Mr. Leo commuted to Manhattan’s Regis High School, a prestigious Jesuit institution, then graduated in 1957 from St. Michael’s, a Catholic college affiliated with the University of Toronto. He later told Christianity Today that he had abandoned his earlier religious beliefs.
“I grew up in the Catholic tradition, and my head is permanently shaped by it,” he said. “I believe its social principles, and I defend religion against the assaults of a wrongheaded culture.”
He began his career at the Record newspaper in Bergen County, N.J., then worked as an editor and columnist for Catholic publications before writing about intellectual life for the New York Times from 1967 to 1969.
After working for New York City’s Department of Environmental Protection, Mr. Leo launched the Village Voice’s media criticism column in 1973. The next year, he moved to Time, where he covered cultural and religious trends.
Despite his conservative views, the affable Mr. Leo had friends from every political viewpoint and was the longtime organizer of a literary softball team in Sag Harbor, N.Y.
His first marriage, to Stephanie Wolf, ended in divorce. Survivors include his wife since 1978, the former Jacqueline McCord, a former top editor of Family Circle, Readers’ Digest, Consumer Reports and Good Morning America; two daughters from his first marriage, Kristin Leo and Karen Leo; a daughter from his second marriage, Alexandra Leo; two sisters; a brother; and three grandchildren.
In 2006, Mr. Leo became a fellow of the Manhattan Institute, a leading conservative and liberal think tank, where he had a blog about developments in higher education until 2016.

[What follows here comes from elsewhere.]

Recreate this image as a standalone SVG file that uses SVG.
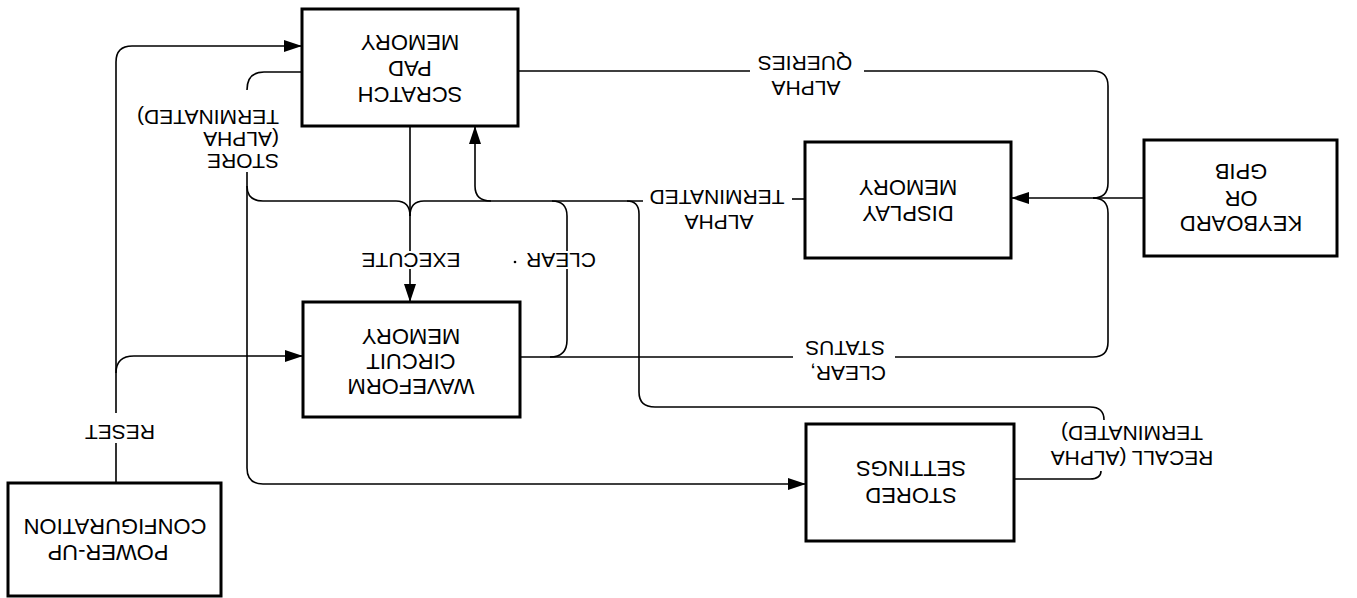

From time to time, Mr. Leo devoted his column to skewering the conventions and pomposities of journalistic prose.
“For instance, ‘omnipresent’ means insufferable, as in ‘the Omnipresent Yoko Ono,’” he wrote.
He also mocked the proliferation of hyphenated modifiers, “the more meaningless, the better: in-depth interviews, blue-ribbon panels, tree-lined streets. In the whole history of American journalism, fewer than twenty streets have failed to be identified as tree-lined.”